Dentro de la urna, el amor contempla, divertido, la ira de los monos.

En tu oscuridad

Siempre hundido en la oscuridad,
vivo dolor de un recuerdo amargo,
acurrucado en una esquina de soledad,
esperas salir de tan cruel letargo.
La imagen del sendero recorrido
estalla nítida en tu cabeza
entre llantos, gimoteos y gritos,
resumen de una vida de tristeza.
Sólo te queda el sabor de una lágrima,
que solitaria cruza tu mejilla,
pues con cariño observas a tan frágil amiga
convertirse poco a poco en un ánima.
Y suenan ya los tambores,
claman la apertura del infierno, 
lugar donde el dolor parece tierno,
lugar donde se carbonizan los corazones,
y lúgubre bajas y observas todo,
las paredes de fuego y gélido lodo,
atmósfera remendada con mil perdones,
demasiado concurrido para estar solo.
Sin desprecio, aceptas la solución,
asumes el frío que nace en tu interior;
ya nunca jamás volverás a olvidar,
...en la oscuridad, hundido por siempre estarás. 

Veneno

Por fin el día parece oscurecerse, escondiéndose el sol tras negras nubes que anuncian una violenta tempestad.
Sin embargo, el día es soleado y apacible. Un día especialmente agradable para cualquier otra persona que habite en este mundo, y es que la tormenta está en mi interior. Crece con premura dentro de mí.

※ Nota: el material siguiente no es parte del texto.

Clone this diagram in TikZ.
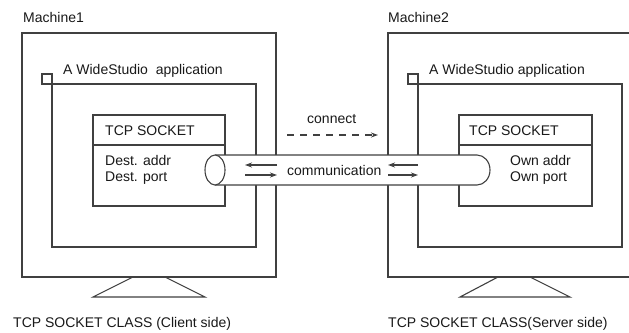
\documentclass[tikz,border=0pt]{standalone}
\usepackage{fontspec}
\setmainfont{Liberation Sans}
\usetikzlibrary{arrows.meta,shapes.geometric}
\begin{document}
\begin{tikzpicture}[x=1pt,y=-1pt,
  ln/.style={draw=black!75, line width=1.1pt},
  boxnode/.style={ln, rectangle, inner sep=0, outer sep=0, anchor=north west},
  txt/.style={inner sep=0, anchor=base west, text=black!90, font=\fontsize{14}{16}\selectfont},
  tip/.style={-{Stealth[length=7pt,width=5pt]}},
]
\useasboundingbox (0,0) rectangle (629,332);
\clip (0,0) rectangle (629,332);
\fill[white] (0,0) rectangle (629,332);

% Machine 1
\node[boxnode, minimum width=254pt, minimum height=244pt] (m1) at (22,33) {};
\node[boxnode, minimum width=10pt, minimum height=10pt] (sq1) at (42,74) {};
\node[boxnode, minimum width=204pt, minimum height=163pt] (app1) at (52,84) {};
\node[boxnode, minimum width=132pt, minimum height=91pt] (tcp1) at (93,115) {};
\coordinate (d1l) at (93,145);
\coordinate (d1r) at (225,145);
\draw[ln] (d1l) -- (d1r);
\coordinate (s1a) at (133,277);
\coordinate (s1b) at (165,277);
\coordinate (s1c) at (205,297);
\coordinate (s1d) at (93,297);
\draw[ln] (s1a) -- (s1d) -- (s1c) -- (s1b);

% Machine 2
\node[boxnode, minimum width=254pt, minimum height=244pt] (m2) at (388,33) {};
\node[boxnode, minimum width=10pt, minimum height=10pt] (sq2) at (408,74) {};
\node[boxnode, minimum width=204pt, minimum height=163pt] (app2) at (418,84) {};
\node[boxnode, minimum width=133pt, minimum height=91pt] (tcp2) at (459,115) {};
\coordinate (d2l) at (459,145);
\coordinate (d2r) at (592,145);
\draw[ln] (d2l) -- (d2r);
\coordinate (s2a) at (498,277);
\coordinate (s2b) at (530,277);
\coordinate (s2c) at (570,297);
\coordinate (s2d) at (460,297);
\draw[ln] (s2a) -- (s2d) -- (s2c) -- (s2b);

% Pipe
\coordinate (pt) at (215,155);
\coordinate (pr) at (477,155);
\coordinate (pb) at (215,185);
\draw[ln, fill=white] (pt) -- (pr) arc[start angle=90, end angle=-90, x radius=13pt, y radius=15pt] -- (pb);
\node[ln, fill=white, ellipse, minimum width=20pt, minimum height=30pt, inner sep=0] (pend) at (215,170) {};

% connect arrow
\coordinate (c1) at (287,135);
\coordinate (c2) at (378,135);
\draw[ln, dash pattern=on 7pt off 6pt, tip] (c1) -- (c2);

% communication arrows
\coordinate (a1) at (277,165); \coordinate (a2) at (245,165);
\coordinate (a3) at (245,175); \coordinate (a4) at (277,175);
\coordinate (b1) at (418,165); \coordinate (b2) at (388,165);
\coordinate (b3) at (388,175); \coordinate (b4) at (418,175);
\draw[ln, tip] (a1) -- (a2);
\draw[ln, tip] (a3) -- (a4);
\draw[ln, tip] (b1) -- (b2);
\draw[ln, tip] (b3) -- (b4);

% texts
\node[txt] (tm1) at (23,23) {Machine1};
\node[txt] (tm2) at (388,23) {Machine2};
\node[txt] (ta1) at (63,74) {A WideStudio\ \ application};
\node[txt] (ta2) at (429,74) {A WideStudio application};
\node[txt] (tt1) at (105,135) {TCP SOCKET};
\node[txt] (tt2) at (469,135) {TCP SOCKET};
\node[txt] (da) at (105,165) {Dest. addr};
\node[txt] (dp) at (105,181) {Dest. port};
\node[txt] (oa) at (510,165) {Own addr};
\node[txt] (op) at (510,181) {Own port};
\node[txt] (tc) at (307,123) {connect};
\node[txt] (tcm) at (287,175) {communication};
\node[txt] (cap1) at (13,327) {TCP SOCKET CLASS (Client side)};
\node[txt] (cap2) at (388,327) {TCP SOCKET CLASS(Server side)};
\end{tikzpicture}
\end{document}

Poco a poco el corazón va corrompiéndose, apartando las buenas intenciones para dar rienda suelta a la ira y la frustración. Siento como la sangre va elevando su temperatura hasta el punto de sentir puras llamas de furia correr por todas las venas de mi cuerpo. Entonces la tensión se dispara, los oídos se taponan, produciendo un ensordecedor pitido que da paso a una violenta explosión de incontrolable rabia, que sin compasión llena todos los rincones de esta estancia.
Todos los sentimientos puros e inocentes sucumben ante la onda expansiva que hasta mi mirada nubla, dejando un yermo y desolador paisaje, descubierto, frágil y vulnerable. Pero eso no importa. A nadie le importa, mientras siga con esa sonrisa pintada en la cara que a todo el mundo complace y les hace sentir mejor consigo mismo.

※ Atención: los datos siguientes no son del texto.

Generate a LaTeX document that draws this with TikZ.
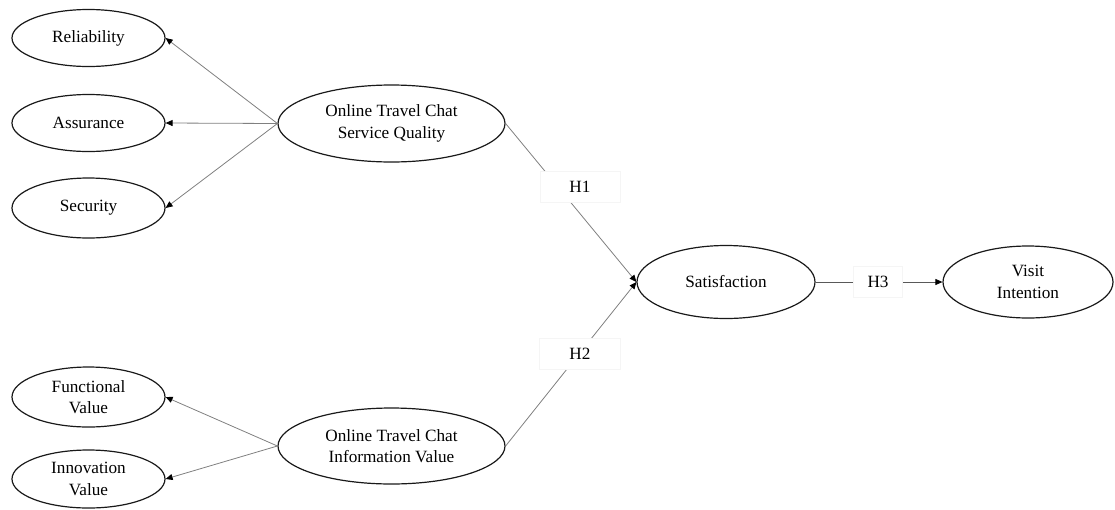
\documentclass[tikz,border=0pt]{standalone}
\usepackage{fontspec}
\setmainfont{Liberation Serif}
\usetikzlibrary{arrows.meta, shapes.geometric, positioning}

\tikzset{
  construct/.style={ellipse, draw=black!90, line width=1.2pt, inner sep=0pt,
    align=center, font=\fontsize{17.2}{21.5}\selectfont},
  link/.style={draw=black!50, line width=0.8pt,
    -{Triangle[length=7pt,width=6pt,color=black]}},
  hyp/.style={fill=white, draw=black!4, line width=0.6pt, inner sep=0pt,
    minimum height=31pt, font=\fontsize{17.2}{21.5}\selectfont}
}

\begin{document}
\begin{tikzpicture}[x=1pt, y=-1pt]
  \useasboundingbox (0,0) rectangle (1115,509);

  % first order constructs
  \node[construct, minimum width=153pt, minimum height=57pt] (Reliability) at (88.5,38) {Reliability};
  \node[construct, minimum width=153pt, minimum height=57pt] (Assurance) at (88.5,123) {Assurance};
  \node[construct, minimum width=153pt, minimum height=60pt] (Security) at (88.5,208) {Security};
  \node[construct, minimum width=153pt, minimum height=60pt] (Functional) at (88.5,397) {Functional\\Value};
  \node[construct, minimum width=153pt, minimum height=58pt] (Innovation) at (88.5,479) {Innovation\\Value};

  % second order constructs
  \node[construct, minimum width=227pt, minimum height=77pt] (ServiceQuality) at (391.5,123.5) {Online Travel Chat\\Service Quality};
  \node[construct, minimum width=227pt, minimum height=76pt] (InfoValue) at (391.5,446) {Online Travel Chat\\Information Value};

  % outcomes
  \node[construct, minimum width=178pt, minimum height=73pt] (Satisfaction) at (726,282) {Satisfaction};
  \node[construct, minimum width=170pt, minimum height=72pt] (VisitIntention) at (1028,282) {Visit\\Intention};

  \draw[link] (ServiceQuality.west) -- (Reliability.east);
  \draw[link] (ServiceQuality.west) -- (Assurance.east);
  \draw[link] (ServiceQuality.west) -- (Security.east);
  \draw[link] (InfoValue.west) -- (Functional.east);
  \draw[link] (InfoValue.west) -- (Innovation.east);

  \draw[link] (ServiceQuality.east) -- (Satisfaction.west);
  \draw[link] (InfoValue.east) -- (Satisfaction.west);
  \draw[link, draw=black!65] (Satisfaction.east) -- (VisitIntention.west);

  % hypothesis labels
  \node[hyp, minimum width=80pt] (H1) at (580,187) {H1};
  \node[hyp, minimum width=81pt] (H2) at (580,354) {H2};
  \node[hyp, minimum width=49pt] (H3) at (878,282) {H3};
\end{tikzpicture}
\end{document}
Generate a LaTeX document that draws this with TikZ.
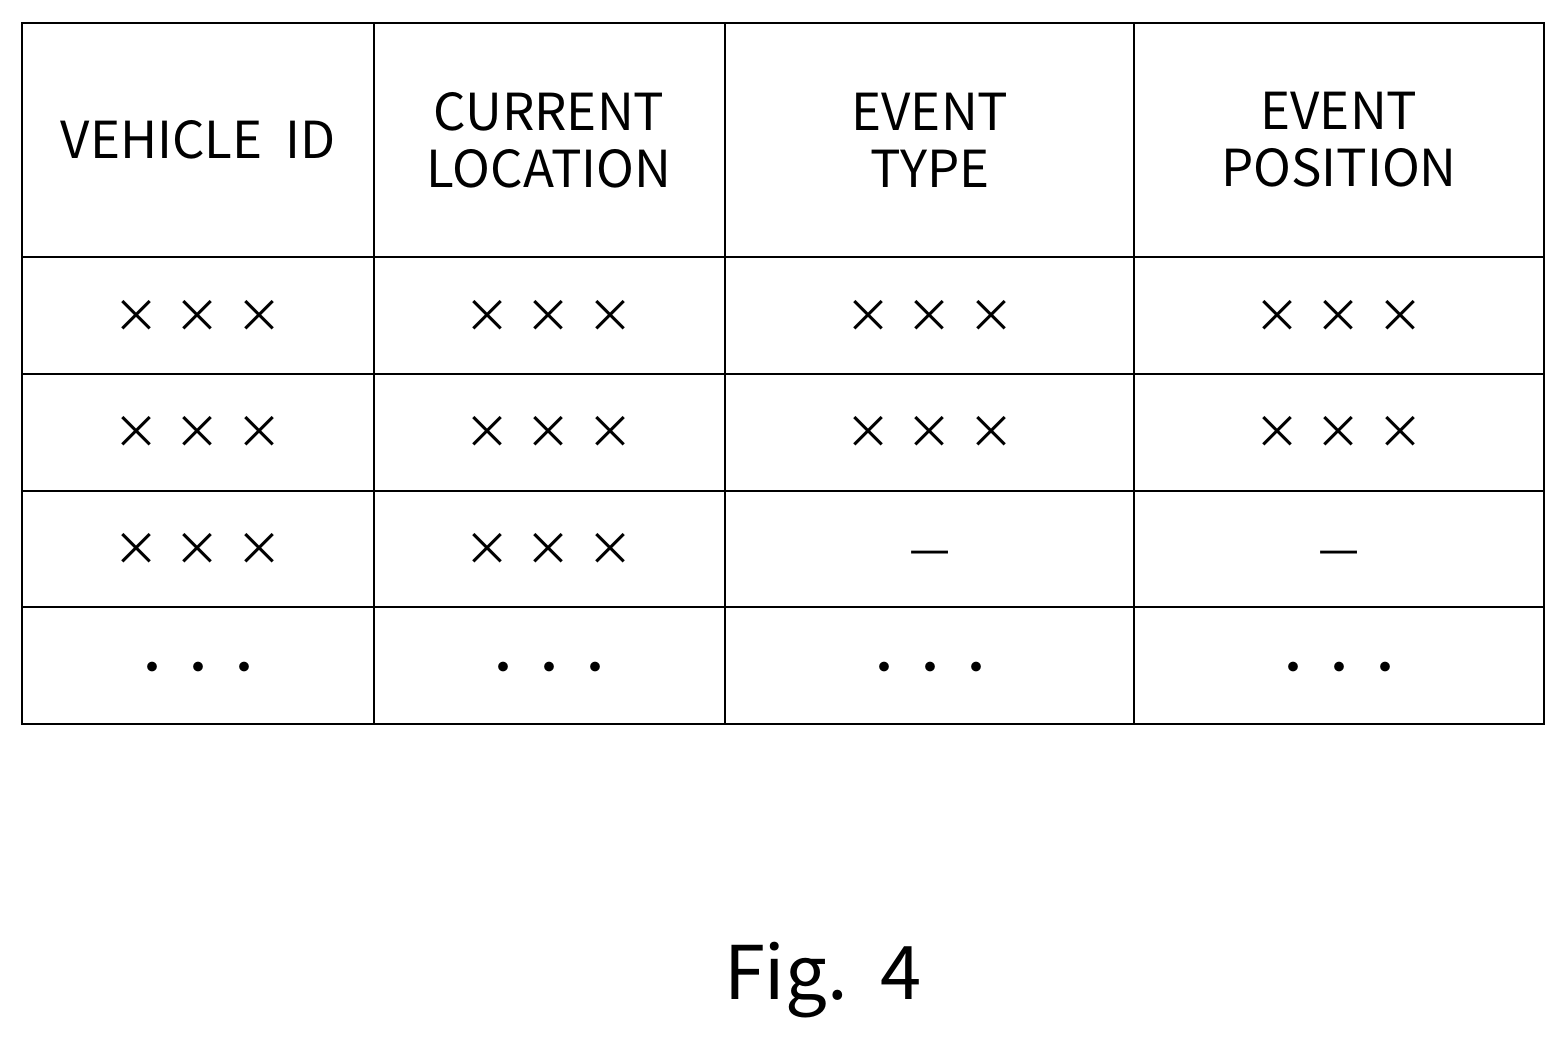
\documentclass[tikz,border=0pt]{standalone}
\usepackage{fontspec}
\setmainfont{Noto Sans CJK JP}
\begin{document}
\begin{tikzpicture}[x=1pt,y=-1pt,
  grid/.style={line width=2.5pt,black},
  cell/.style={font=\fontsize{46}{56}\selectfont,align=center,inner sep=0pt},
  head/.style={font=\fontsize{51}{57}\selectfont,align=center,inner sep=0pt}]
\useasboundingbox (0,0) rectangle (1566,1038);
\draw[grid] (22,23) rectangle (1544,724);
\foreach \x in {374,725,1134} \draw[grid] (\x,23) -- (\x,724);
\foreach \y in {257,374,491,607} \draw[grid] (22,\y) -- (1544,\y);
\node[head] (h1) at (198,140) {VEHICLE\ \ ID};
\node[head] (h2) at (549,140) {CURRENT\\LOCATION};
\node[head] (h3) at (930,140) {EVENT\\TYPE};
\node[head] (h4) at (1339,140) {EVENT\\POSITION};
\foreach \c/\x in {1/198,2/549,3/930,4/1339}{
  \node[cell] (r1c\c) at (\x,316) {×\,\,×\,\,×};
  \node[cell] (r2c\c) at (\x,432) {×\,\,×\,\,×};
  \node[cell] (r4c\c) at (\x,673) {・・・};
}
\node[cell] (r3c1) at (198,549) {×\,\,×\,\,×};
\node[cell] (r3c2) at (549,549) {×\,\,×\,\,×};
\node[cell] (r3c3) at (930,558) {—};
\node[cell] (r3c4) at (1339,558) {—};
\node[font=\fontsize{74}{80}\selectfont,inner sep=0pt] (fig) at (823,980) {Fig.\ \ 4};
\end{tikzpicture}
\end{document}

Sembraste tanto veneno en mí, que ya no distingo si estoy vivo, o si aún sigo flotando inerte en tu recuerdo, amargo como la hiel. Y entonces vuelvo a explotar; tu recuerdo me enfurece hasta tal punto que pierdo la razón. Los ojos parecen querer salirse de las cuencas, al igual que mi cara se desencaja al gritar con ira, mientras todo lo que se va interponiendo en mi camino explosiona fruto de una lluvia de cólera.

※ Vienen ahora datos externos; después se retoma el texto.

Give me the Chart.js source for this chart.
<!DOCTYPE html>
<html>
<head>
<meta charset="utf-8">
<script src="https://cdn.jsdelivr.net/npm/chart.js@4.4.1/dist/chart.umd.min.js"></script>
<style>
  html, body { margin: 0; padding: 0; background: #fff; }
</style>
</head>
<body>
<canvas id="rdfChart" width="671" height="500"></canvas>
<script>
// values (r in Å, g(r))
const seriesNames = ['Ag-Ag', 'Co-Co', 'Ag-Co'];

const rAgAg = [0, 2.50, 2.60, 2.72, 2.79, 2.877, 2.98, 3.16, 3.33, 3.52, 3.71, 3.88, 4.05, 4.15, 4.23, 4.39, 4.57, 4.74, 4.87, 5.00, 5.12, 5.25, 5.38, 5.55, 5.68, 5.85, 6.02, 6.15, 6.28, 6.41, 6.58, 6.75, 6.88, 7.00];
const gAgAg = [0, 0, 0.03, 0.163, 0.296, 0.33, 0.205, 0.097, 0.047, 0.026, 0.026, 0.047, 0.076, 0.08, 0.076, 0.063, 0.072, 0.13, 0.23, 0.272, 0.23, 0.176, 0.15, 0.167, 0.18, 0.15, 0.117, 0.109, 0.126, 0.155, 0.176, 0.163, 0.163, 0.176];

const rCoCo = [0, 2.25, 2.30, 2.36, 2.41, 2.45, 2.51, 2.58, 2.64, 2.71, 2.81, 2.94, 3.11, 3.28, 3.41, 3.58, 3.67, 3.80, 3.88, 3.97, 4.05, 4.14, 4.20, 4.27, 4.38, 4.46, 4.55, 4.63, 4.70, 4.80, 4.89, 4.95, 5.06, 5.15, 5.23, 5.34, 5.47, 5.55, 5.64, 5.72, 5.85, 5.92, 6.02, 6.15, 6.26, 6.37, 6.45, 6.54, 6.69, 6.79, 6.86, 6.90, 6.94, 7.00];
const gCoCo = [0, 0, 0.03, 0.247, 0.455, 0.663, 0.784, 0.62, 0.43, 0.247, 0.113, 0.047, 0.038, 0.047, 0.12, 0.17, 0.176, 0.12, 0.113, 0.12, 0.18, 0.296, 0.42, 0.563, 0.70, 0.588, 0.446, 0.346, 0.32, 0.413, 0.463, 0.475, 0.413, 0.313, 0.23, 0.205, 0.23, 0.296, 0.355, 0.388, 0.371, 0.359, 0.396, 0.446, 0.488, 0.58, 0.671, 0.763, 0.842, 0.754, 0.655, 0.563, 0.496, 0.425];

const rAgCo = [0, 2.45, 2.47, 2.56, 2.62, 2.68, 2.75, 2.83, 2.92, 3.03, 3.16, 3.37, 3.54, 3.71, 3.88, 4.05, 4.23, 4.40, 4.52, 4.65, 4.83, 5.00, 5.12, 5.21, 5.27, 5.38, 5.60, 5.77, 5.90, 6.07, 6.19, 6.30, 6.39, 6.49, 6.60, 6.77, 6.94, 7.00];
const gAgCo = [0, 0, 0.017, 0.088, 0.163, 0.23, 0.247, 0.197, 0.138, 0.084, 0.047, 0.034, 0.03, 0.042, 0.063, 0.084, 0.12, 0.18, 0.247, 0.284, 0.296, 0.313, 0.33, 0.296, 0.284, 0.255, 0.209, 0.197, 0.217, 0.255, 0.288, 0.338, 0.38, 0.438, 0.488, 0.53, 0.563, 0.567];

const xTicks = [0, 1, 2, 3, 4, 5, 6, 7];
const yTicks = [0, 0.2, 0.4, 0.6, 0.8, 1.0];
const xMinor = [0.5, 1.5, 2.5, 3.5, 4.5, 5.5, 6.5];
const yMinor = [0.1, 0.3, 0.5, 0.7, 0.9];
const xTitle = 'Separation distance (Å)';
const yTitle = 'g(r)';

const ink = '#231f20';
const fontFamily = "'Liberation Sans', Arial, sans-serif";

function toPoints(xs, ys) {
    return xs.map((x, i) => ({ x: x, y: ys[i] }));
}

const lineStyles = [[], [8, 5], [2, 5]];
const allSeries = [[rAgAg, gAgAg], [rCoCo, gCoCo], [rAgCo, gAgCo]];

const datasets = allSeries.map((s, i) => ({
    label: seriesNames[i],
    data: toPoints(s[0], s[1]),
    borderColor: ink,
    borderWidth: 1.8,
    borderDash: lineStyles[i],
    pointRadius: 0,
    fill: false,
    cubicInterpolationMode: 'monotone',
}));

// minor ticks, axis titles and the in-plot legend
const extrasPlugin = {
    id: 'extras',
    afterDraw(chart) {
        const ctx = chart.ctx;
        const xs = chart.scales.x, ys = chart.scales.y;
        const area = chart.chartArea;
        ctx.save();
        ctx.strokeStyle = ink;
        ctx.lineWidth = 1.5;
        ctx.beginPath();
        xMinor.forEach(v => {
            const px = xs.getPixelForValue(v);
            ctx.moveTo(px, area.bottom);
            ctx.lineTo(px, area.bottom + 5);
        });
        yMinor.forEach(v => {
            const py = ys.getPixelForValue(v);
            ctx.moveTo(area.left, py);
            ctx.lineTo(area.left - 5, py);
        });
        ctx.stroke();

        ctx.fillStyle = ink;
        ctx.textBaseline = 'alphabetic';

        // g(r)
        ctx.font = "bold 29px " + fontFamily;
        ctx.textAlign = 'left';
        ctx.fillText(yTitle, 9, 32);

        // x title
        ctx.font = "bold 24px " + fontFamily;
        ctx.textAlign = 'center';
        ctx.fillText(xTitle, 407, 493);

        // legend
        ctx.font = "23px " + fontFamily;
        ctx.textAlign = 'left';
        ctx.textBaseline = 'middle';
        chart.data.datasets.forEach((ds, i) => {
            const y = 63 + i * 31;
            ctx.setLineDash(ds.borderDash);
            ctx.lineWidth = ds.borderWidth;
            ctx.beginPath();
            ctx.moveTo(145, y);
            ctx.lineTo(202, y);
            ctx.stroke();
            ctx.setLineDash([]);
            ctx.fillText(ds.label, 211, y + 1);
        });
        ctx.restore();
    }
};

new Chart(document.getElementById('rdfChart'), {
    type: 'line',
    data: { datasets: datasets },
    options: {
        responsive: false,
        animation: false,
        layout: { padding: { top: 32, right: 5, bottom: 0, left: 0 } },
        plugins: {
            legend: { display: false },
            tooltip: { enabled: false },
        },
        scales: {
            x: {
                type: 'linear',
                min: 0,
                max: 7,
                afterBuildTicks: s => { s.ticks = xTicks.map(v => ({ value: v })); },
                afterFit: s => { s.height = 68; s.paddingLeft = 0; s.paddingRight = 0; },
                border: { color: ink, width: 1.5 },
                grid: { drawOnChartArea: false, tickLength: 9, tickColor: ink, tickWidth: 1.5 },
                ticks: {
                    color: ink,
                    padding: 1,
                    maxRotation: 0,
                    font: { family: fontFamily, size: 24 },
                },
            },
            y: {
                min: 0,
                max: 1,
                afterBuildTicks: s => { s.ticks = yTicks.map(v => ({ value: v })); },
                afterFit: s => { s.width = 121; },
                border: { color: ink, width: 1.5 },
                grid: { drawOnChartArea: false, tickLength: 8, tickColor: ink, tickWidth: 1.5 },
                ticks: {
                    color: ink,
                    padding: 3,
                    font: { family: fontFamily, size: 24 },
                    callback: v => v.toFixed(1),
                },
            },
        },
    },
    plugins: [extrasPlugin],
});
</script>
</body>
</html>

La única esperanza que me queda es la de soñar con la mano que logre apaciguar el demonio que invade mi corazón, la mano que seque mis lágrimas, unas lágrimas que corren como ríos, como venas que desangran lentamente mi corazón.
Ya sólo queda el anhelo de que tu recuerdo desaparezca y pueda ser libre, al fin.
Que todos esos jirones de nubes oscuras y tenebrosas se disipen, dejando pasar los rayos de sol que vuelvan a mostrarme el camino a seguir, para llegar junto a ti.